If you're an introverted person and find it difficult to talk to people, you can begin your friendship making step by step. You may choose to ask for help from the person who is sat next to you. Then you can begin to slowly talk to them more often as you attend seminars and lectures. But you must remember that any type of great friendship takes time. If you have been at university for about three weeks or months, and you still haven't found any friends, you could take that time to build yourself, learning how to deal and cope with possible loneliness, stress and so on before you meet someone new, start pouring out your whole life story to them, and the following week they may turn out to be more different than you'd imagined or they may just not be interested.

Another trap many individuals fall into is that they rely on the friends they already know, staying stuck to them as it is the easier choice than to find someone new. Now, this is not a bad choice; however, if you joined university with the thought that you will meet new people, then you need to meet new people. Being stuck in the same friendship group ever since school may have had its time if you have met new people but still try to keep your current friends happy by not ignoring them and spending less time with your new friends. If you want a fresh start, you need to make the choice of moving on. But if you are happy with your friends that you have had since school and you can also make new friends together, then that is great also.

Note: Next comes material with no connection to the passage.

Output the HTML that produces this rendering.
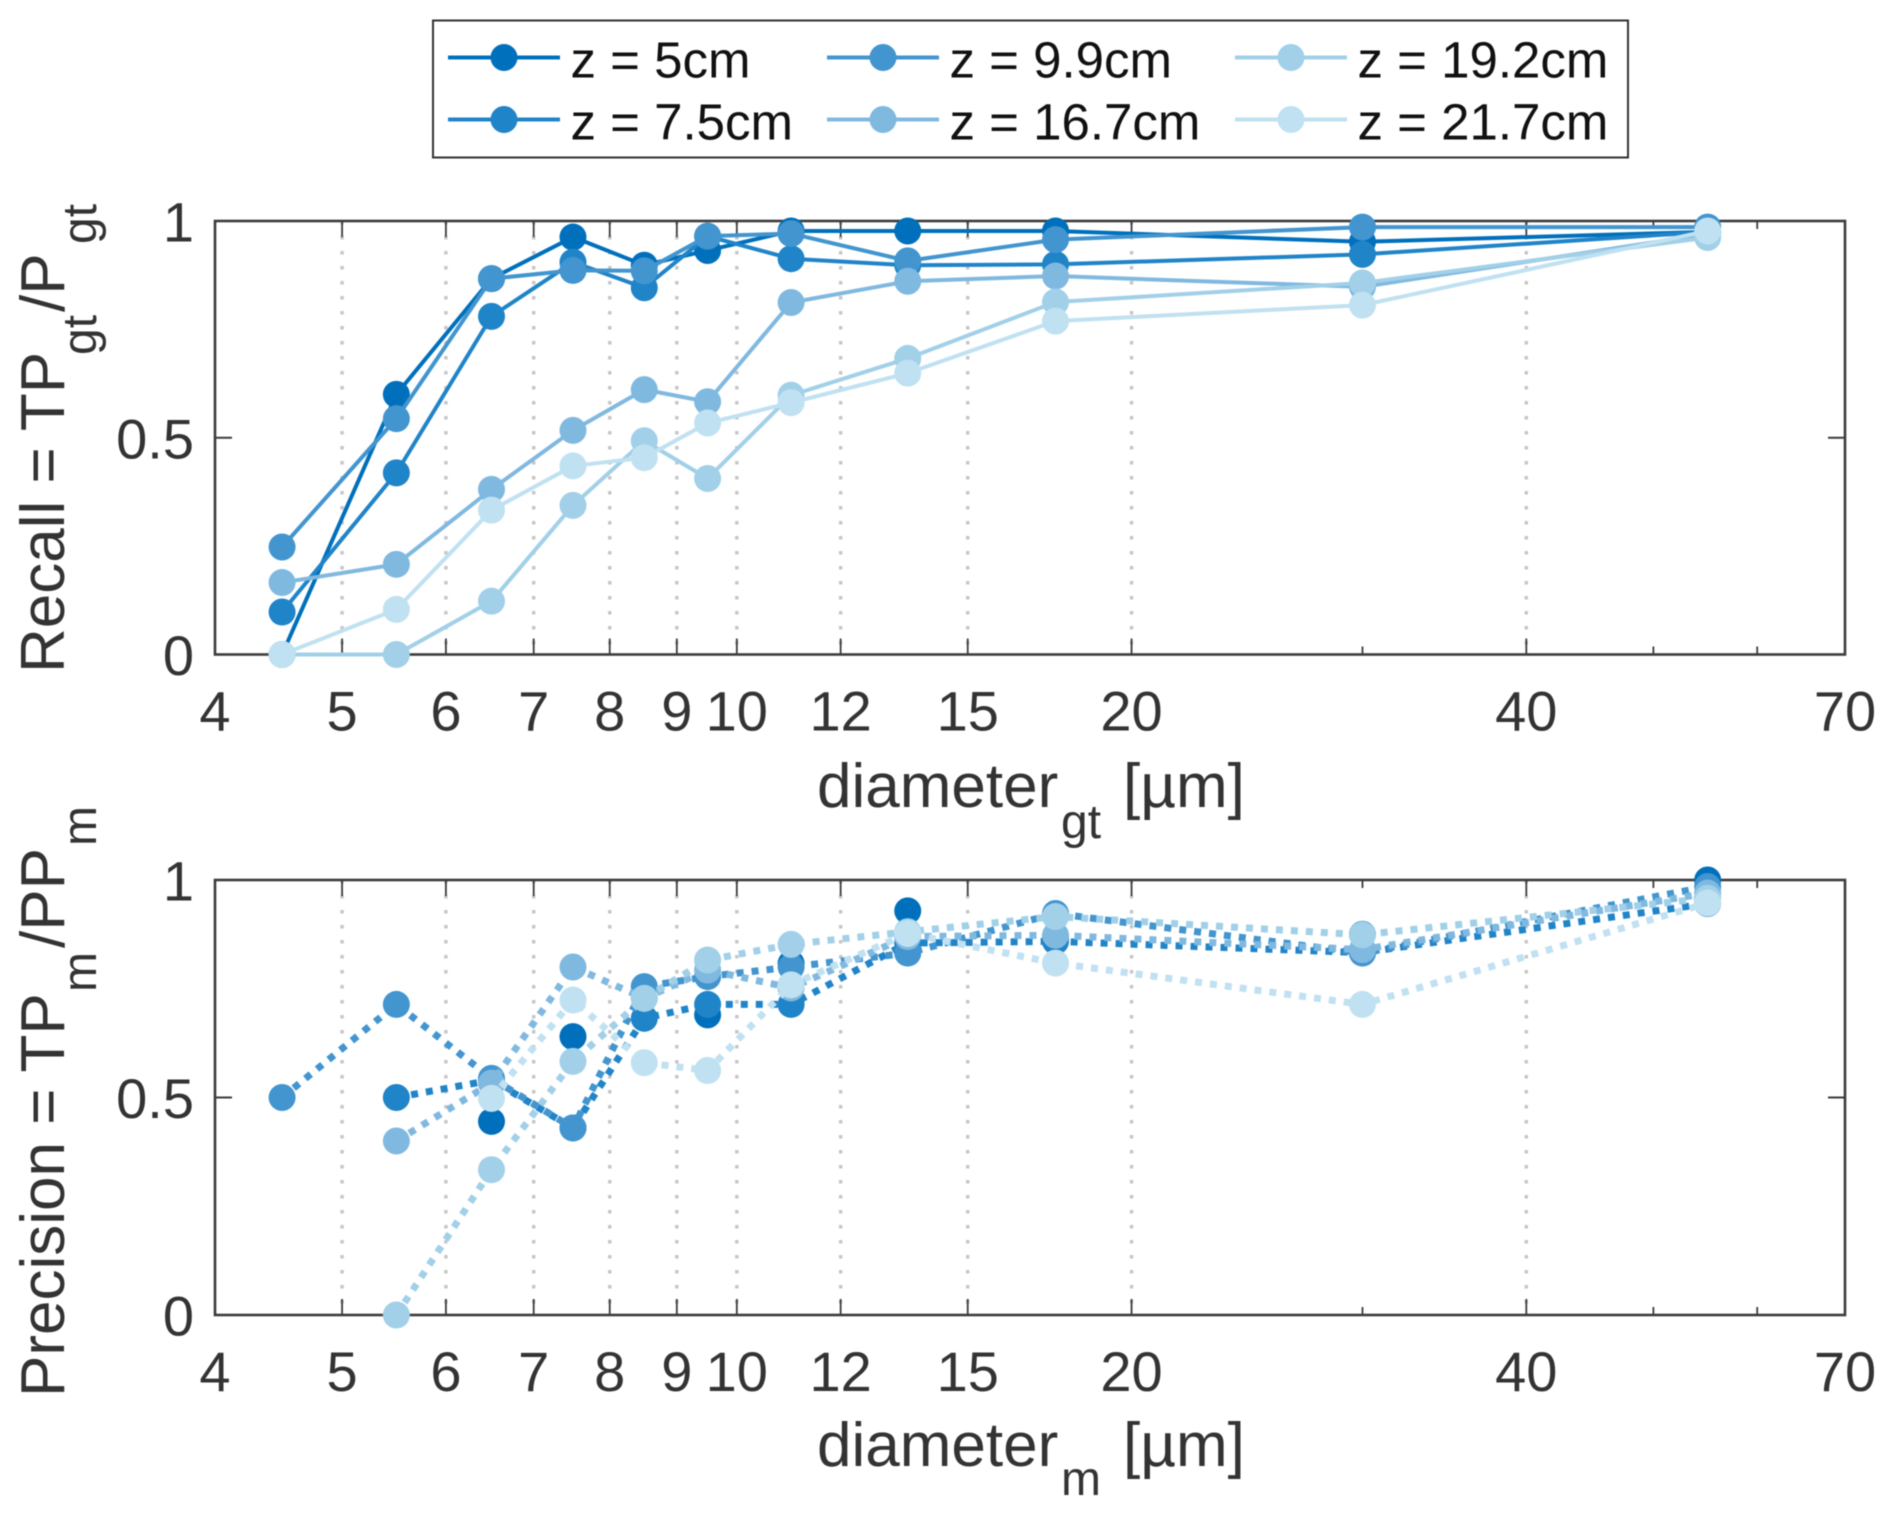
<!DOCTYPE html>
<html lang="en">
<head>
<meta charset="utf-8">
<title>Recall and precision by diameter</title>
<style>
html,body{margin:0;padding:0;background:#fff;}
svg{display:block;font-family:"Liberation Sans",Arial,sans-serif;filter:blur(0.55px);}
</style>
</head>
<body>
<svg id="figure" width="1892" height="1515" viewBox="0 0 1892 1515" xmlns="http://www.w3.org/2000/svg">
  <rect x="0" y="0" width="1892" height="1515" fill="#fff"/>
  <g id="top-layer"></g>
  <g id="bottom-layer"></g>
  <g id="legend-layer">
    <rect x="433" y="20.5" width="1195" height="137" fill="#fff" stroke="#333" stroke-width="2"/>
  </g>

  <text transform="rotate(-90)" font-size="62" fill="#333"><tspan x="-673" y="64">Recall = TP</tspan><tspan x="-355" y="96" font-size="48">gt</tspan><tspan x="-312" y="64">/P</tspan><tspan x="-244" y="96" font-size="48">gt</tspan></text>
  <text font-size="62" fill="#333"><tspan x="817" y="807">diameter</tspan><tspan x="1061" y="838" font-size="48">gt</tspan><tspan x="1123" y="807">[µm]</tspan></text>

  <text transform="rotate(-90)" font-size="62" fill="#333"><tspan x="-1397" y="64">Precision = TP</tspan><tspan x="-992" y="96" font-size="48">m</tspan><tspan x="-948" y="64">/PP</tspan><tspan x="-846" y="96" font-size="48">m</tspan></text>
  <text font-size="62" fill="#333"><tspan x="817" y="1466">diameter</tspan><tspan x="1061" y="1495" font-size="48">m</tspan><tspan x="1123" y="1466">[µm]</tspan></text>
</svg>

<script>
// ---- chart data ----
const seriesNames = ['z = 5cm', 'z = 7.5cm', 'z = 9.9cm', 'z = 16.7cm', 'z = 19.2cm', 'z = 21.7cm'];
const seriesColors = ['#0070bc', '#2084c8', '#4295cf', '#80b9e0', '#a1d0e8', '#c0e1f1'];
const diameters = [4.5, 5.5, 6.5, 7.5, 8.5, 9.5, 11, 13.5, 17.5, 30, 55];

const recallZ5   = [0, 0.6, 0.867, 0.963, 0.898, 0.932, 0.977, 0.977, 0.977, 0.952, 0.975];
const recallZ75  = [0.098, 0.419, 0.78, 0.905, 0.846, 0.965, 0.913, 0.898, 0.9, 0.923, 0.975];
const recallZ99  = [0.248, 0.544, 0.867, 0.886, 0.885, 0.965, 0.971, 0.908, 0.957, 0.986, 0.986];
const recallZ167 = [0.166, 0.208, 0.381, 0.517, 0.611, 0.583, 0.812, 0.861, 0.873, 0.848, 0.97];
const recallZ192 = [0, 0, 0.123, 0.344, 0.493, 0.406, 0.598, 0.683, 0.813, 0.857, 0.962];
const recallZ217 = [0, 0.104, 0.333, 0.435, 0.454, 0.534, 0.581, 0.649, 0.769, 0.806, 0.977];

const precisionZ5   = [null, null, 0.445, 0.64, null, 0.69, 0.808, 0.929, 0.87, 0.875, 1.0];
const precisionZ75  = [null, 0.5, 0.54, 0.43, 0.682, 0.714, 0.714, 0.855, 0.859, 0.833, 0.946];
const precisionZ99  = [0.5, 0.714, 0.544, 0.43, 0.755, 0.778, 0.8, 0.832, 0.923, 0.832, 0.985];
const precisionZ167 = [null, 0.4, 0.533, 0.8, 0.728, 0.793, 0.752, 0.87, 0.873, 0.84, 0.97];
const precisionZ192 = [null, 0, 0.334, 0.583, 0.728, 0.816, 0.852, 0.881, 0.916, 0.874, 0.958];
const precisionZ217 = [null, null, 0.498, 0.724, 0.58, 0.562, 0.759, 0.877, 0.809, 0.714, 0.947];

const recallSeries = [recallZ5, recallZ75, recallZ99, recallZ167, recallZ192, recallZ217];
const precisionSeries = [precisionZ5, precisionZ75, precisionZ99, precisionZ167, precisionZ192, precisionZ217];

const xTickValues = [4, 5, 6, 7, 8, 9, 10, 12, 15, 20, 30, 40, 50, 60, 70];
const xTickLabels = ['4', '5', '6', '7', '8', '9', '10', '12', '15', '20', '', '40', '', '', '70'];
const yTickValues = [0, 0.5, 1];
const yTickLabels = ['0', '0.5', '1'];

// ---- layout ----
const NS = 'http://www.w3.org/2000/svg';
const plotLeft = 215, plotRight = 1845;
const xMin = 4, xMax = 70;
const axisColor = '#3c3c3c', textColor = '#333';
const markerRadius = 13.5;

function xScale(v) {
  return plotLeft + (Math.log(v / xMin) / Math.log(xMax / xMin)) * (plotRight - plotLeft);
}
function makeYScale(top, bottom) {
  return function (v) { return bottom - v * (bottom - top); };
}
function node(tag, attrs, parent) {
  const el = document.createElementNS(NS, tag);
  for (const k in attrs) el.setAttribute(k, attrs[k]);
  parent.appendChild(el);
  return el;
}

function drawPanel(layer, prefix, top, bottom, series, dotted, hideFirstLine) {
  const yScale = makeYScale(top, bottom);

  // grid lines (labelled x ticks only, not the axis limits)
  xTickValues.forEach(function (v, i) {
    if (!xTickLabels[i] || v === xMin || v === xMax) return;
    const g = node('line', {x1: xScale(v), x2: xScale(v), y1: top, y2: bottom, stroke: '#c6c6c6', 'stroke-width': 3.4, 'stroke-dasharray': '3.5 11.5'}, layer);
    
    
  });

  // box
  const box = node('rect', {x: plotLeft, y: top, width: plotRight - plotLeft, height: bottom - top, fill: 'none', stroke: axisColor, 'stroke-width': 2.6}, layer);
  
  

  // x ticks
  xTickValues.forEach(function (v, i) {
    const len = xTickLabels[i] ? 16 : 8;
    const px = xScale(v);
    const t1 = node('line', {x1: px, x2: px, y1: bottom, y2: bottom - len, stroke: axisColor, 'stroke-width': 1.8}, layer);
    
    
    const t2 = node('line', {x1: px, x2: px, y1: top, y2: top + len, stroke: axisColor, 'stroke-width': 1.8}, layer);
    
    
    if (xTickLabels[i]) {
      const lab = node('text', {x: px, y: bottom + 76, 'text-anchor': 'middle', 'font-size': 56, fill: textColor}, layer);
      
      
      lab.textContent = xTickLabels[i];
    }
  });

  // y ticks
  yTickValues.forEach(function (v, i) {
    const py = yScale(v);
    const t1 = node('line', {x1: plotLeft, x2: plotLeft + 17, y1: py, y2: py, stroke: axisColor, 'stroke-width': 2}, layer);
    
    
    const t2 = node('line', {x1: plotRight, x2: plotRight - 17, y1: py, y2: py, stroke: axisColor, 'stroke-width': 2}, layer);
    
    
    const lab = node('text', {x: 194, y: py + 20.5, 'text-anchor': 'end', 'font-size': 56, fill: textColor}, layer);
    
    
    lab.textContent = yTickLabels[i];
  });

  // series
  series.forEach(function (values, s) {
    const g = node('g', {}, layer);
    
    

    if (!(hideFirstLine && s === 0)) {
      let d = '', pen = false;
      values.forEach(function (v, i) {
        if (v === null) { pen = false; return; }
        d += (pen ? 'L' : 'M') + xScale(diameters[i]).toFixed(2) + ' ' + yScale(v).toFixed(2);
        pen = true;
      });
      const attrs = {d: d, fill: 'none', stroke: seriesColors[s], 'stroke-linejoin': 'round'};
      if (dotted) {
        attrs['stroke-width'] = 7;
        attrs['stroke-dasharray'] = '7 8';
      } else {
        attrs['stroke-width'] = 4;
      }
      const path = node('path', attrs, g);
      
      
    }

    values.forEach(function (v, i) {
      if (v === null) return;
      const c = node('circle', {cx: xScale(diameters[i]), cy: yScale(v), r: markerRadius, fill: seriesColors[s]}, g);
      
      
    });
  });
}

drawPanel(document.getElementById('top-layer'), 'recall', 221, 654.5, recallSeries, false, false);
drawPanel(document.getElementById('bottom-layer'), 'precision', 880, 1315, precisionSeries, true, true);

// ---- legend ----
const legendLayer = document.getElementById('legend-layer');
const legendLineStarts = [448, 448, 827, 827, 1235, 1235];
const legendRows = [57.5, 119.5, 57.5, 119.5, 57.5, 119.5];
seriesNames.forEach(function (name, i) {
  const g = node('g', {}, legendLayer);
  
  
  const x0 = legendLineStarts[i], y0 = legendRows[i];
  const ln = node('line', {x1: x0, x2: x0 + 112, y1: y0, y2: y0, stroke: seriesColors[i], 'stroke-width': 4}, g);
  
  
  const mk = node('circle', {cx: x0 + 56, cy: y0, r: markerRadius, fill: seriesColors[i]}, g);
  
  
  const tx = node('text', {x: x0 + 122.5, y: y0 + 20, 'font-size': 51, fill: '#111'}, g);
  
  
  tx.textContent = name;
});
</script>
</body>
</html>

Overall, friendships take time. Whether you are in your first year at university or your third, great friends will come along as long as you're patient and understanding. The people you meet in your first year may not be the people you end with in your third year. The best way to begin your journey at university is to get involved and communicate. And for your own mental health, try avoiding drama and getting caught up in stressful situations as time at university can be stressful enough already taking in consideration the workload, assignments and exams. Never neglect your studies. And in every circumstance, give it your all.